Blog by Sumana Harihareswara, Changeset founder
HTTP Can Do That?! and Comedy
Hi, reader. I wrote this in 2015 and it's now more than five years old. So it may be very out of date; the world, and I, have changed a lot since I wrote it! I'm keeping this up for historical archive purposes, but the me of today may 100% disagree with what I said then. I rarely edit posts after publishing them, but if I do, I usually leave a note in italics to mark the edit and the reason. If this post is particularly offensive or breaches someone's privacy, please contact me.

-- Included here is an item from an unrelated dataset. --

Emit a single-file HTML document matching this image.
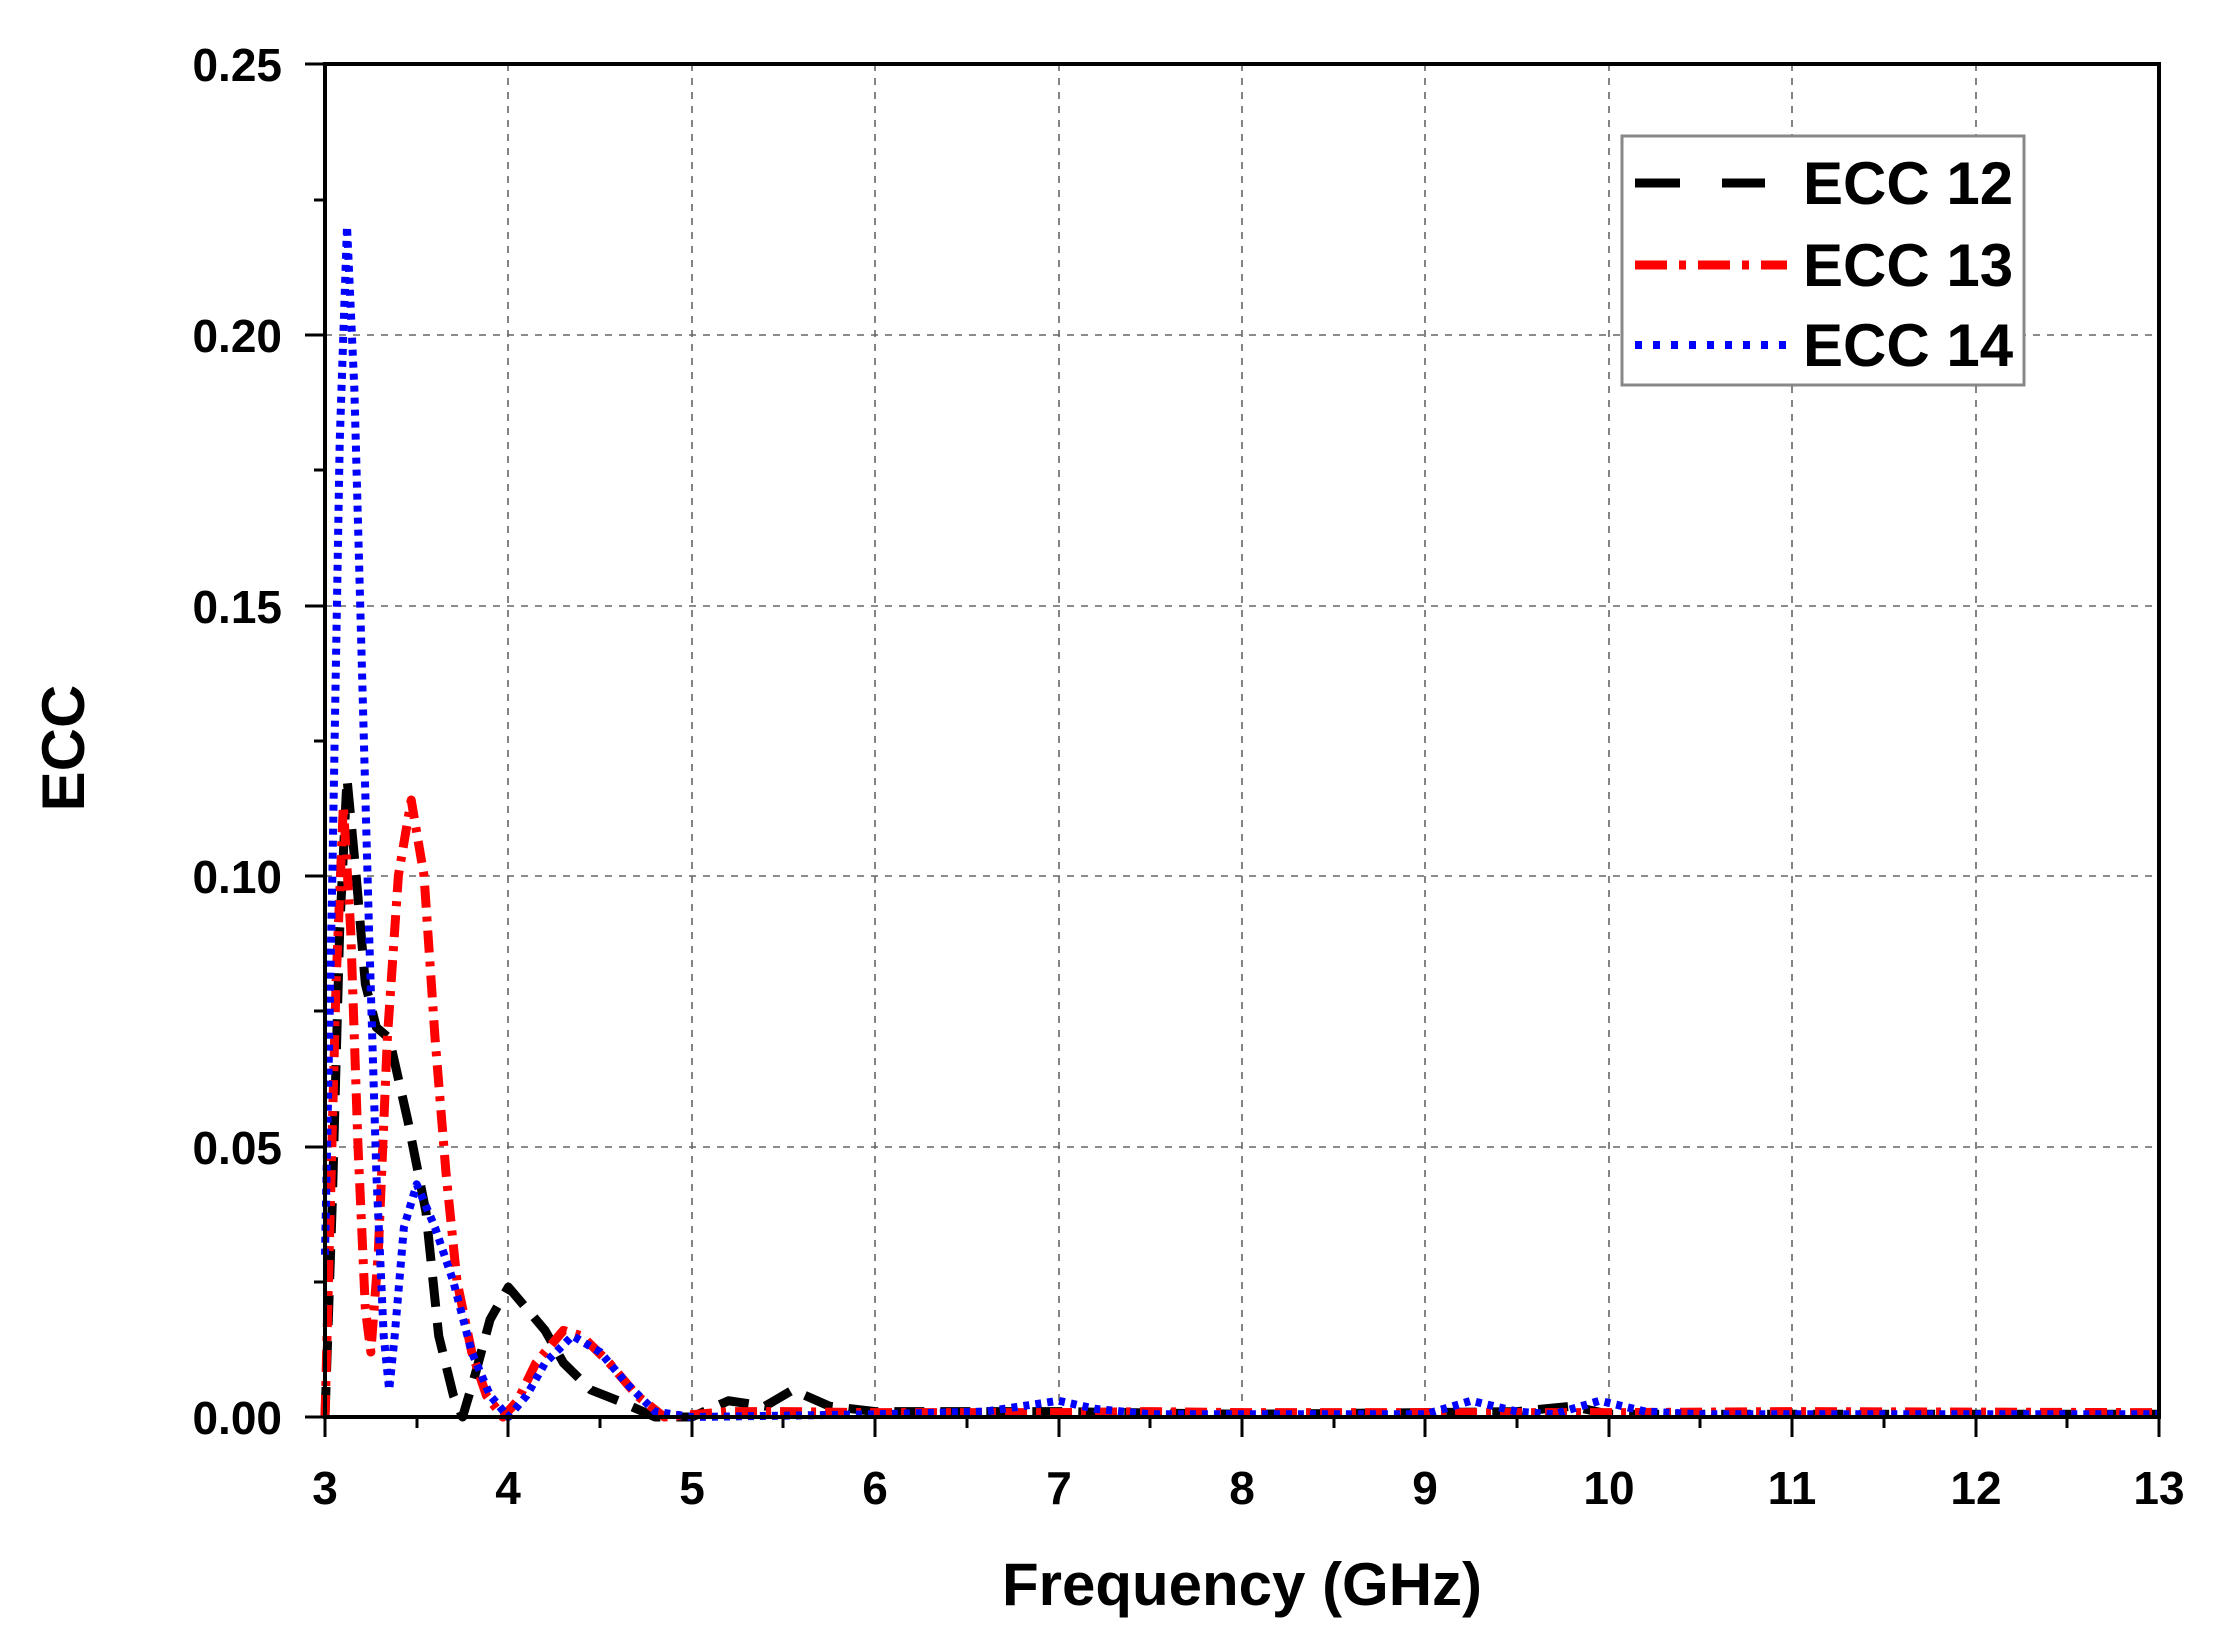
<!DOCTYPE html>
<html><head><meta charset="utf-8"><style>
html,body{margin:0;padding:0;background:#fff;}
svg{display:block;}
text{font-family:"Liberation Sans",Arial,sans-serif;font-weight:bold;fill:#000;}
</style></head><body>
<svg width="2226" height="1650" viewBox="0 0 2226 1650" xmlns="http://www.w3.org/2000/svg">
<rect width="2226" height="1650" fill="#fff"/>
<g stroke="#666" stroke-width="1.6" stroke-dasharray="7,7" fill="none">
<line x1="508" y1="64" x2="508" y2="1417"/>
<line x1="692" y1="64" x2="692" y2="1417"/>
<line x1="875" y1="64" x2="875" y2="1417"/>
<line x1="1059" y1="64" x2="1059" y2="1417"/>
<line x1="1242" y1="64" x2="1242" y2="1417"/>
<line x1="1425" y1="64" x2="1425" y2="1417"/>
<line x1="1609" y1="64" x2="1609" y2="1417"/>
<line x1="1792" y1="64" x2="1792" y2="1417"/>
<line x1="1976" y1="64" x2="1976" y2="1417"/>
<line x1="325" y1="335" x2="2159" y2="335"/>
<line x1="325" y1="606" x2="2159" y2="606"/>
<line x1="325" y1="876" x2="2159" y2="876"/>
<line x1="325" y1="1147" x2="2159" y2="1147"/>
</g>
<g transform="translate(325,1417) scale(183.4,-5412)" fill="none" stroke-linejoin="round">
<polyline vector-effect="non-scaling-stroke" stroke="#000" stroke-width="9" stroke-dasharray="30,16"
points="0,0 0.04,0.04 0.08,0.09 0.12,0.118 0.17,0.1 0.22,0.08 0.28,0.072 0.35,0.07 0.45,0.055 0.55,0.038 0.62,0.015 0.7,0.004 0.75,0 0.82,0.008 0.9,0.018 1.0,0.024 1.1,0.02 1.2,0.016 1.3,0.01 1.45,0.005 1.6,0.003 1.8,0 2.0,0 2.2,0.003 2.4,0.002 2.55,0.005 2.75,0.002 3,0.001 4,0.001 5,0.0005 6,0.0008 6.5,0.001 6.8,0.002 7,0.0005 8,0.0005 10,0.0005"/>
<polyline vector-effect="non-scaling-stroke" stroke="#f00" stroke-width="9" stroke-dasharray="22,9,5,9"
points="0,0 0.03,0.04 0.06,0.08 0.1,0.113 0.14,0.09 0.18,0.05 0.22,0.02 0.25,0.012 0.29,0.03 0.34,0.07 0.4,0.1 0.47,0.114 0.54,0.1 0.6,0.07 0.66,0.045 0.72,0.025 0.8,0.012 0.88,0.004 0.97,0 1.05,0.003 1.15,0.01 1.3,0.016 1.4,0.015 1.55,0.01 1.7,0.004 1.85,0 2.2,0.001 2.5,0.001 3,0.0008 4,0.0008 4.5,0.001 5,0.0008 6,0.0008 7,0.0008 8,0.001 10,0.0008"/>
<polyline vector-effect="non-scaling-stroke" stroke="#00f" stroke-width="8" stroke-dasharray="6,6"
points="0,0.03 0.04,0.1 0.08,0.18 0.12,0.22 0.16,0.19 0.2,0.14 0.24,0.09 0.28,0.045 0.32,0.015 0.35,0.005 0.38,0.015 0.43,0.035 0.5,0.043 0.6,0.035 0.7,0.025 0.8,0.012 0.9,0.004 1.0,0 1.1,0.004 1.2,0.01 1.35,0.015 1.5,0.012 1.65,0.006 1.8,0.001 2,0 3,0.0005 3.6,0.001 3.8,0.002 4,0.003 4.2,0.0015 4.5,0.0005 5.5,0.0005 6,0.0005 6.25,0.003 6.5,0.001 6.7,0.0005 6.95,0.003 7.2,0.001 7.5,0.0005 10,0.0005"/>
</g>
<rect x="325" y="64" width="1834" height="1353" fill="none" stroke="#000" stroke-width="4"/>
<g stroke="#000" stroke-width="3">
<line x1="325" y1="1417" x2="325" y2="1437"/><line x1="508" y1="1417" x2="508" y2="1437"/><line x1="692" y1="1417" x2="692" y2="1437"/><line x1="875" y1="1417" x2="875" y2="1437"/><line x1="1059" y1="1417" x2="1059" y2="1437"/><line x1="1242" y1="1417" x2="1242" y2="1437"/><line x1="1425" y1="1417" x2="1425" y2="1437"/><line x1="1609" y1="1417" x2="1609" y2="1437"/><line x1="1792" y1="1417" x2="1792" y2="1437"/><line x1="1976" y1="1417" x2="1976" y2="1437"/><line x1="2159" y1="1417" x2="2159" y2="1437"/>
<line x1="417" y1="1417" x2="417" y2="1428"/><line x1="600" y1="1417" x2="600" y2="1428"/><line x1="783" y1="1417" x2="783" y2="1428"/><line x1="967" y1="1417" x2="967" y2="1428"/><line x1="1150" y1="1417" x2="1150" y2="1428"/><line x1="1334" y1="1417" x2="1334" y2="1428"/><line x1="1517" y1="1417" x2="1517" y2="1428"/><line x1="1700" y1="1417" x2="1700" y2="1428"/><line x1="1884" y1="1417" x2="1884" y2="1428"/><line x1="2067" y1="1417" x2="2067" y2="1428"/>
<line x1="305" y1="64" x2="325" y2="64"/><line x1="305" y1="335" x2="325" y2="335"/><line x1="305" y1="606" x2="325" y2="606"/><line x1="305" y1="876" x2="325" y2="876"/><line x1="305" y1="1147" x2="325" y2="1147"/><line x1="305" y1="1417" x2="325" y2="1417"/>
<line x1="314" y1="200" x2="325" y2="200"/><line x1="314" y1="470" x2="325" y2="470"/><line x1="314" y1="741" x2="325" y2="741"/><line x1="314" y1="1011" x2="325" y2="1011"/><line x1="314" y1="1282" x2="325" y2="1282"/>
</g>
<g font-size="46" text-anchor="end">
<text x="282" y="81">0.25</text><text x="282" y="352">0.20</text><text x="282" y="623">0.15</text><text x="282" y="893">0.10</text><text x="282" y="1164">0.05</text><text x="282" y="1434">0.00</text>
</g>
<g font-size="46" text-anchor="middle">
<text x="325" y="1504">3</text><text x="508" y="1504">4</text><text x="692" y="1504">5</text><text x="875" y="1504">6</text><text x="1059" y="1504">7</text><text x="1242" y="1504">8</text><text x="1425" y="1504">9</text><text x="1609" y="1504">10</text><text x="1792" y="1504">11</text><text x="1976" y="1504">12</text><text x="2159" y="1504">13</text>
</g>
<text x="1242" y="1605" font-size="60" text-anchor="middle">Frequency (GHz)</text>
<text transform="translate(84,748) rotate(-90)" font-size="60" text-anchor="middle">ECC</text>
<rect x="1622" y="136" width="402" height="249" fill="#fff" stroke="#888" stroke-width="3"/>
<line x1="1635" y1="183" x2="1765" y2="183" stroke="#000" stroke-width="9" stroke-dasharray="45,42"/>
<line x1="1635" y1="265" x2="1787" y2="265" stroke="#f00" stroke-width="9" stroke-dasharray="32,12,7,12"/>
<line x1="1635" y1="345" x2="1787" y2="345" stroke="#00f" stroke-width="8" stroke-dasharray="7,11"/>
<g font-size="60">
<text x="1803" y="204">ECC 12</text><text x="1803" y="286">ECC 13</text><text x="1803" y="366">ECC 14</text>
</g>
</svg>
</body></html>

On Wednesday of next week (June 24th) I'm presenting "HTTP Can Do That?!" at Open Source Bridge in Portland, Oregon.
I have explored weird corners of HTTP -- malformed requests that try to trick a site admin into clicking spam links in 404 logs, an API that responds to POST but not GET, and more. In this talk I'll walk you through those (using Python, netcat, and other tools you might have lying around the house).
I practiced this talk Tuesday night at the Recurse Center and it went well; people learned a lot about headers, verbs, status codes, and odd HTTP loopholes, and gave me constructive criticism so next week's version will be clearer.
I have also suggested a Birds of a Feather evening session called "Nothing Is Totally Incomprehensible If We Try Together" but don't yet know whether or when it will happen.
Then, at AlterConf Portland on Saturday, June 27th, I'll be performing some stand-up comedy for hippie nerds. I thought about trying to cram 100 punchlines into my 45-minute HTTP talk, but I don't think I'll be able to achieve that -- people need to understand something before they can understand a joke about it -- so it'll be nice to get 4 or 5 laughs per minute during the stand-up on Saturday.